Thursday, December 12, 2019

Bucks County farms

Mom in front of the "Hill Farm"

In the 1940's, our maternal grandparents Herman and Anna (along with their grown daughters Margaret and Ruth) moved from Philadelphia to this farm on the outskirts of Quakertown, PA. They raised rabbits and sheep for meat, and kept an orchard and garden on a few acres.

Those old immigrant Germans were quite frugal and resourceful, so they were probably self-sufficient here for a few years. But our grandfather had restless feet, and they later moved to Colorado. That's another story.

Anyway, this farmhouse is where dad asked Herman for the hand of "city girl" Margaret, who became his wife in 1947. We three kids followed soon after. The Hill Farm was close to our own dairy farm, and I remember happy times there with Dutzie and Grandpa, especially on holidays like Christmas and Easter when they had bunnies and lambs.

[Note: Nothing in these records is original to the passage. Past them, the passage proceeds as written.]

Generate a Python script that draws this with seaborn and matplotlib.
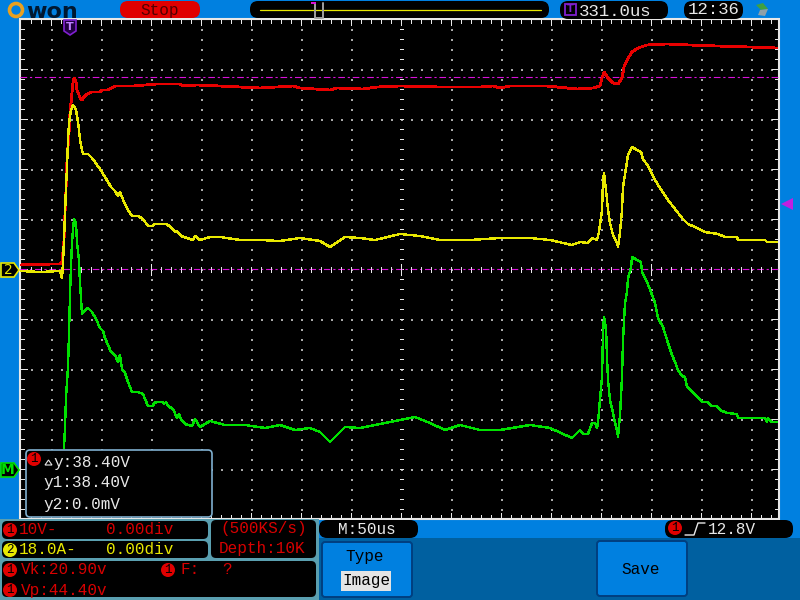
import matplotlib
matplotlib.use("Agg")
import matplotlib.pyplot as plt
import seaborn as sns
from matplotlib.patches import Rectangle, FancyBboxPatch, Circle, Polygon

# Trace readings, in screen pixels of the scope capture
red_x = [21, 30, 40, 50, 60, 62, 64, 65, 66, 67, 69, 70, 72, 73, 74, 76, 77, 79, 81, 82, 84, 87, 92, 100, 102, 108, 115,
         133, 157, 167, 180, 183, 197, 220, 240, 260, 293, 300, 330, 337, 363, 377, 400, 440, 480, 493, 500, 510, 547,
         567, 577, 593, 600, 602, 604, 608, 613, 618, 622, 624, 627, 632, 638, 647, 667, 690, 717, 750, 777]
red_y = [265, 264, 265, 264, 264, 262, 240, 213, 190, 160, 133, 113, 93, 82, 78, 82, 90, 95, 100, 100, 97, 94, 92, 92,
         90, 90, 86, 86, 84, 84, 84, 86, 85, 86, 87, 88, 86, 88, 90, 88, 89, 87, 86, 87, 87, 86, 88, 86, 86, 88, 89,
         88, 86, 78, 72, 78, 83, 84, 78, 67, 60, 52, 48, 45, 44, 45, 46, 47, 48]

yellow_x = [21, 40, 60, 62, 63, 64, 65, 66, 67, 68, 69, 71, 73, 74, 76, 78, 79, 80, 82, 83, 88, 92, 100, 105, 111, 115,
            118, 120, 122, 124, 128, 132, 138, 143, 148, 153, 154, 166, 171, 175, 177, 181, 187, 193, 195, 200, 210,
            220, 240, 260, 280, 300, 320, 330, 345, 360, 375, 400, 420, 440, 470, 500, 530, 550, 572, 580, 588, 592,
            597, 599, 602, 603, 604, 606, 608, 610, 613, 617, 618, 620, 622, 623, 626, 628, 632, 637, 641, 643, 648,
            655, 660, 668, 675, 682, 688, 695, 705, 718, 725, 737, 738, 765, 767, 777]
yellow_y = [271, 272, 271, 278, 263, 240, 213, 187, 167, 140, 123, 110, 105, 106, 110, 122, 130, 140, 150, 154, 154,
            158, 169, 177, 187, 191, 196, 192, 197, 202, 210, 216, 216, 219, 226, 226, 224, 224, 227, 232, 231, 236,
            238, 240, 236, 240, 237, 237, 240, 240, 241, 238, 241, 247, 237, 238, 240, 234, 236, 240, 240, 238, 238,
            240, 245, 242, 243, 238, 240, 232, 210, 182, 173, 190, 210, 223, 235, 243, 247, 232, 210, 187, 168, 155,
            147, 150, 152, 159, 166, 180, 188, 200, 209, 218, 224, 227, 232, 234, 237, 237, 240, 240, 242, 242]

green_x = [64, 65, 66, 68, 69, 70, 71, 72, 73, 74, 76, 77, 79, 80, 81, 82, 85, 88, 92, 96, 100, 103, 105, 108, 111, 115,
           118, 120, 122, 125, 128, 132, 138, 143, 148, 153, 154, 157, 163, 164, 166, 168, 173, 177, 179, 181, 185,
           192, 195, 200, 210, 225, 245, 265, 280, 295, 310, 320, 330, 345, 360, 375, 400, 415, 430, 445, 460, 480,
           500, 530, 550, 572, 580, 583, 588, 592, 595, 597, 598, 600, 602, 603, 604, 606, 607, 608, 610, 613, 615,
           617, 618, 620, 622, 623, 625, 627, 628, 631, 632, 637, 641, 642, 647, 651, 655, 658, 663, 668, 672, 675,
           678, 682, 685, 687, 693, 702, 707, 712, 717, 720, 727, 737, 738, 765, 767, 768, 771, 777]
green_y = [448, 427, 397, 367, 333, 295, 265, 243, 230, 219, 223, 243, 260, 283, 298, 314, 310, 308, 312, 319, 328,
           331, 338, 345, 352, 355, 362, 355, 369, 373, 382, 392, 392, 394, 406, 406, 403, 402, 402, 404, 402, 406,
           409, 418, 414, 419, 424, 426, 419, 427, 421, 425, 425, 428, 425, 430, 428, 432, 442, 427, 428, 425, 420,
           417, 423, 430, 425, 430, 430, 425, 428, 438, 430, 434, 434, 423, 423, 428, 422, 400, 377, 333, 317, 328,
           357, 380, 400, 413, 423, 430, 437, 415, 377, 340, 303, 292, 278, 268, 257, 260, 262, 272, 282, 292, 303,
           318, 327, 343, 355, 362, 370, 376, 377, 387, 392, 402, 402, 406, 406, 410, 413, 414, 418, 418, 422, 418,
           422, 422]

BLUE = "#0080e0"
DARK_BLUE = "#0060a0"
TEAL = "#5a9fb0"
RED = "#e80000"
TEXT_RED = "#d80000"
YELLOW = "#e8e800"
GREEN = "#00e000"
PURPLE = "#8020d0"
MAGENTA = "#d810d8"
WHITE = "#e8e8e8"
PX = 0.72  # one screen pixel in points

sns.set_style("white")
plt.rcParams["font.family"] = ["Liberation Mono", "DejaVu Sans Mono"]

fig = plt.figure(figsize=(8, 6), dpi=100, facecolor=BLUE)
ax = fig.add_axes([0, 0, 1, 1])
ax.set_xlim(0, 800)
ax.set_ylim(600, 0)
ax.axis("off")


def box(x0, y0, x1, y1, color="black", edge="none", pad=5, z=2, lw=1):
    ax.add_patch(FancyBboxPatch((x0 + pad, y0 + pad), x1 - x0 - 2 * pad, y1 - y0 - 2 * pad,
                                boxstyle=f"round,pad={pad},rounding_size={pad}", fc=color, ec=edge, lw=lw, zorder=z))


def label(x, y, s, color=WHITE, size=11.5, ha="left", z=9):
    ax.text(x, y, s, color=color, fontsize=size, ha=ha, va="center", zorder=z)


def badge(x, y, s="1", color="#e00000", txt="black", r=7):
    ax.add_patch(Circle((x, y), r, fc=color, ec="none", zorder=8))
    ax.text(x, y, s, color=txt, fontsize=9, ha="center", va="center", zorder=9)


def hair(xs, ys, color=WHITE, z=2):
    ax.plot(xs, ys, color=color, lw=PX, antialiased=False, zorder=z, solid_capstyle="butt")


# screen area and frame
ax.add_patch(Rectangle((20, 19), 759, 500, fc="black", ec=WHITE, lw=1.5, zorder=1))

# dotted grid
grid_xs = [x for x in range(51, 760, 50) if x != 401]
grid_ys = [y for y in range(69, 470, 50) if y != 269]
fine_xs = list(range(31, 778, 10))
fine_ys = list(range(29, 518, 10))
dot_style = dict(s=0.8, c="#a8a8a8", marker="s", linewidths=0, zorder=2, antialiased=True)
for gx in grid_xs:
    ax.scatter([gx + 0.5] * len(fine_ys), [fy + 0.5 for fy in fine_ys], **dot_style)
for gy in grid_ys:
    ax.scatter([fx + 0.5 for fx in fine_xs], [gy + 0.5] * len(fine_xs), **dot_style)

# frame ticks and centre cross
for tx in fine_xs:
    size = 5 if (tx - 1) % 50 == 0 else 3
    hair([tx, tx], [20, 20 + size])
    hair([tx, tx], [518, 518 - size])
    hair([tx, tx], [267, 272], z=3.5)
for ty in fine_ys:
    size = 6 if (ty - 19) % 50 == 0 else 3
    hair([21, 21 + size], [ty, ty])
    hair([778, 778 - size], [ty, ty])
    hair([400, 403], [ty, ty])
for tx in [151, 401, 651]:
    hair([tx, tx], [264, 275], z=3.5)

# trigger level lines
for ly in [77, 269]:
    ax.plot([20, 778], [ly, ly], color=MAGENTA, lw=0.8, ls=(0, (6, 2.5, 2, 2.5)), zorder=3)

# traces
sns.lineplot(x=red_x, y=red_y, color=RED, lw=1.3, estimator=None, sort=False, ax=ax, zorder=4, antialiased=False)
sns.lineplot(x=yellow_x, y=yellow_y, color=YELLOW, lw=1.0, estimator=None, sort=False, ax=ax, zorder=5,
             antialiased=False)
sns.lineplot(x=green_x, y=green_y, color=GREEN, lw=1.0, estimator=None, sort=False, ax=ax, zorder=6,
             antialiased=False)
ax.set_xlim(0, 800)
ax.set_ylim(600, 0)

# top bar: logo
ax.add_patch(Circle((16, 10), 6.5, fc="none", ec="#e8a020", lw=2.6, zorder=3))
ax.text(26, 17.5, "won", color="#001830", fontsize=16, fontweight="bold", family="DejaVu Sans", ha="left",
        va="baseline", zorder=3)

# top bar: stop pill and time base strip
box(120, 1, 200, 18, color="#e00000", pad=8)
label(160, 10, "Stop", color="#500000", ha="center")
box(250, 1, 549, 18, pad=8)
ax.plot([260, 541], [9.5, 9.5], color=YELLOW, lw=0.9, zorder=3)
ax.plot([315, 315], [3, 18], color="#a0a0a0", lw=1.4, zorder=4)
ax.plot([323, 323], [3, 18], color="#a0a0a0", lw=1.4, zorder=4)
ax.plot([316, 322], [18, 18], color="#a0a0a0", lw=1.4, zorder=4)
ax.add_patch(Rectangle((311, 2), 5, 2, fc=MAGENTA, ec="none", zorder=5))

# top bar: trigger time, clock, usb
box(560, 1, 668, 19, pad=8)
ax.add_patch(Rectangle((565, 4), 11, 11, fc="none", ec=PURPLE, lw=1.3, zorder=4))
ax.text(570.5, 9.5, "T", color=PURPLE, fontsize=7, fontweight="bold", family="DejaVu Sans", ha="center", va="center",
        zorder=5)
label(579, 11, "331.0us", size=12.5)
box(684, 1, 743, 19, pad=8)
label(713.5, 10, "12:36", size=12.5, ha="center")
ax.add_patch(Polygon([[756, 5], [763, 3], [768, 9], [761, 10]], fc="#40a040", ec="none", zorder=3))
ax.add_patch(Polygon([[760, 10], [768, 9], [765, 16], [758, 15]], fc="#90a0a8", ec="none", zorder=3))

# trigger position marker
ax.add_patch(Polygon([[64, 20], [76, 20], [76, 31], [70, 35], [64, 31]], fc="#200040", ec=PURPLE, lw=1.2, zorder=7))
ax.text(70, 27, "T", color="#c080ff", fontsize=8, fontweight="bold", family="DejaVu Sans", ha="center", va="center",
        zorder=8)

# side markers
ax.add_patch(Polygon([[781, 204], [793, 198], [793, 210]], fc="#c020e0", ec="none", zorder=7))
ax.add_patch(Polygon([[1, 263], [14, 263], [19, 270], [14, 277], [1, 277]], fc="black", ec=YELLOW, lw=1.2, zorder=7))
ax.text(8, 270, "2", color=YELLOW, fontsize=10, family="DejaVu Sans", ha="center", va="center", zorder=8)
ax.add_patch(Polygon([[1, 463], [14, 463], [19, 470], [14, 477], [1, 477]], fc="black", ec=GREEN, lw=1.2, zorder=7))
ax.text(8, 470, "M", color=GREEN, fontsize=10, fontweight="bold", family="DejaVu Sans", ha="center", va="center",
        zorder=8)

# cursor readout
box(26, 450, 212, 517, edge="#80b0d0", pad=4, z=7, lw=1.2)
badge(34, 459)
ax.add_patch(Polygon([[45, 465], [52, 465], [48.5, 460]], fc="none", ec=WHITE, lw=0.8, zorder=9))
label(53, 462, "y:38.40V")
label(43, 483, "y1:38.40V")
label(43, 504, "y2:0.0mV")

# bottom panels
ax.add_patch(Rectangle((0, 519), 319, 81, fc=TEAL, ec="none", zorder=1))
ax.add_patch(Rectangle((319, 538), 481, 62, fc=DARK_BLUE, ec="none", zorder=1))
box(2, 521, 208, 539, pad=5)
box(2, 541, 208, 558, pad=5)
box(211, 520, 316, 558, pad=5)
box(2, 561, 316, 597, pad=5)
badge(10, 530)
label(19, 530, "10V-", color=TEXT_RED)
label(106, 530, "0.00div", color=TEXT_RED)
badge(10, 550, s="2", color=YELLOW)
label(19, 550, "18.0A-", color=YELLOW)
label(106, 550, "0.00div", color=YELLOW)
label(220, 529, "(500KS/s)", color=TEXT_RED)
label(219, 549, "Depth:10K", color=TEXT_RED)
badge(10, 570)
label(21, 570, "Vk:20.90v", color=TEXT_RED)
badge(168, 570)
label(181, 570, "F:", color=TEXT_RED)
label(222, 570, "?", color=TEXT_RED)
badge(10, 590)
label(21, 590, "Vp:44.40v", color=TEXT_RED)

# time base and trigger pills
box(319, 520, 418, 538, pad=8)
label(338, 529, "M:50us")
box(665, 520, 793, 538, pad=8)
badge(675, 528)
ax.plot([685, 694, 698, 705], [535, 535, 523, 523], color=WHITE, lw=1, zorder=9)
label(708, 530, "12.8V")

# soft buttons
box(322, 542, 412, 597, color=BLUE, edge="#003f80", pad=3, lw=1.4)
label(365, 557, "Type", color="black", ha="center")
ax.add_patch(Rectangle((341, 571), 50, 20, fc="#e4e4e4", ec="none", zorder=8))
label(366, 581, "Image", color="black", ha="center")
box(597, 541, 687, 596, color=BLUE, edge="#003f80", pad=3, lw=1.4)
label(641, 569, "Save", color="black", ha="center")

fig.savefig("out.png", dpi=100, facecolor=BLUE)
plt.close(fig)
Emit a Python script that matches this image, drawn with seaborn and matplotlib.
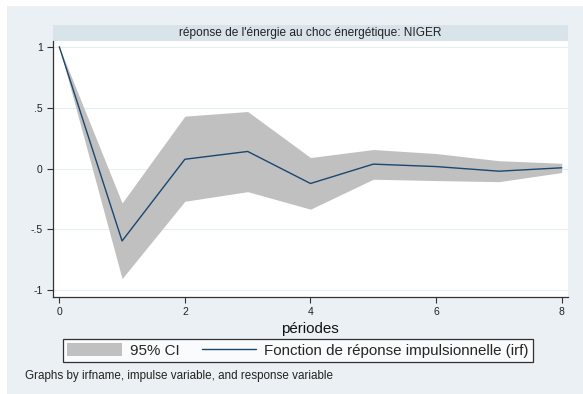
import matplotlib
matplotlib.use("Agg")
import matplotlib.pyplot as plt
from matplotlib.patches import Rectangle, Patch
from matplotlib.lines import Line2D
import seaborn as sns
import pandas as pd

# Impulse response of energy to an energy shock (Niger), with 95% CI
periods = [0, 1, 2, 3, 4, 5, 6, 7, 8]
irf = [1.0, -0.595, 0.076, 0.14, -0.123, 0.036, 0.016, -0.022, 0.006]
ci_lower = [1.0, -0.904, -0.269, -0.19, -0.334, -0.088, -0.099, -0.108, -0.033]
ci_upper = [1.0, -0.283, 0.43, 0.468, 0.090, 0.156, 0.123, 0.064, 0.043]
y_ticks = [-1, -0.5, 0, 0.5, 1]
y_tick_labels = ["-1", "-.5", "0", ".5", "1"]
x_ticks = [0, 2, 4, 6, 8]

title = "réponse de l'énergie au choc énergétique: NIGER"
x_label = "périodes"
legend_labels = ["95% CI", "Fonction de réponse impulsionnelle (irf)"]
note = "Graphs by irfname, impulse variable, and response variable"

df = pd.DataFrame({"step": periods, "irf": irf, "lo": ci_lower, "hi": ci_upper})

sns.set_theme(style="white")
plt.rcParams["font.family"] = ["Liberation Sans", "DejaVu Sans"]

W, H = 583, 394
fig = plt.figure(figsize=(W / 100, H / 100), dpi=100)
fig.patch.set_facecolor("white")

BG = "#eaf0f3"
STRIP = "#d9e3ea"
BAND = "#c0c0c0"
NAVY = "#1a476f"


def fx(px):
    return px / W


def fy(py):
    return 1 - py / H


# graph region background
fig.add_artist(Rectangle((fx(7), 0), 1 - fx(7), fy(6), transform=fig.transFigure,
                         facecolor=BG, edgecolor="none", zorder=-2))

left, right, top, bottom = 52.5, 568.3, 41, 297
ax = fig.add_axes([fx(left), fy(bottom), fx(right - left), (bottom - top) / H])
ax.set_facecolor("white")
ax.set_zorder(1)

# subplot title strip
fig.add_artist(Rectangle((fx(left), fy(top)), fx(right - left), (top - 25) / H,
                         transform=fig.transFigure, facecolor=STRIP,
                         edgecolor="none", zorder=-1))
fig.text(fx((left + right) / 2), fy(33), title, ha="center", va="center",
         fontsize=8.6, color="#222222")

ax.fill_between(df["step"], df["lo"], df["hi"], color=BAND, linewidth=0, zorder=2)
sns.lineplot(data=df, x="step", y="irf", ax=ax, color=NAVY, linewidth=1.0, zorder=3)

ax.set_xlim(-0.108, 8.105)
ax.set_ylim(-1.055, 1.047)
ax.set_yticks(y_ticks)
ax.set_yticklabels(y_tick_labels)
ax.set_xticks(x_ticks)
ax.grid(axis="y", color="#e6eef0", linewidth=0.8, zorder=1)
ax.set_axisbelow(True)

for s in ["top", "right"]:
    ax.spines[s].set_visible(False)
for s in ["left", "bottom"]:
    ax.spines[s].set_color("#333333")
    ax.spines[s].set_linewidth(0.9)

ax.tick_params(axis="both", which="major", length=4, width=0.8, color="#333333",
               labelsize=7.5, labelcolor="#222222", pad=3, left=True, bottom=True)
ax.set_xlabel(x_label, fontsize=10.9, color="#111111", labelpad=4)
ax.set_ylabel("")

handles = [Patch(facecolor=BAND, edgecolor="none"),
           Line2D([0], [0], color=NAVY, linewidth=1.0)]
leg = fig.legend(handles, legend_labels, loc="center",
                 bbox_to_anchor=(fx(298), fy(350.5)), ncol=2, fontsize=10.9,
                 frameon=True, fancybox=False, edgecolor="black", facecolor="white",
                 handlelength=3.6, handleheight=0.95, handletextpad=0.55,
                 columnspacing=1.45, borderpad=0.3, borderaxespad=0)
leg.get_frame().set_linewidth(0.9)
leg.set_zorder(3)

fig.text(fx(25), fy(376), note, ha="left", va="center", fontsize=8.4, color="#222222")

fig.savefig("out.png", dpi=100)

Dad said yesterday that the Kenneth Nunamaker painting on the blog looked just like the Hill Farm. I agreed, so I dug out that picture taken of mom, on a visit to Pennsylvania in 1995.  

Yes, the houses are indeed very similar, especially how they sit above the road. However, the roof line is slightly different, and Herman and Anna's house didn't have the upstairs sleeping porch. Of course, the artist may have taken liberties with these things.

There were once dozens of small farms like that scattered through rural Bucks County. The old picture above is our Grammy's farm, where dad grew up in a large extended family.



And it also reminds me of other farm paintings by Nunamaker. I'm so glad we stumbled on this beautiful and evocative artist.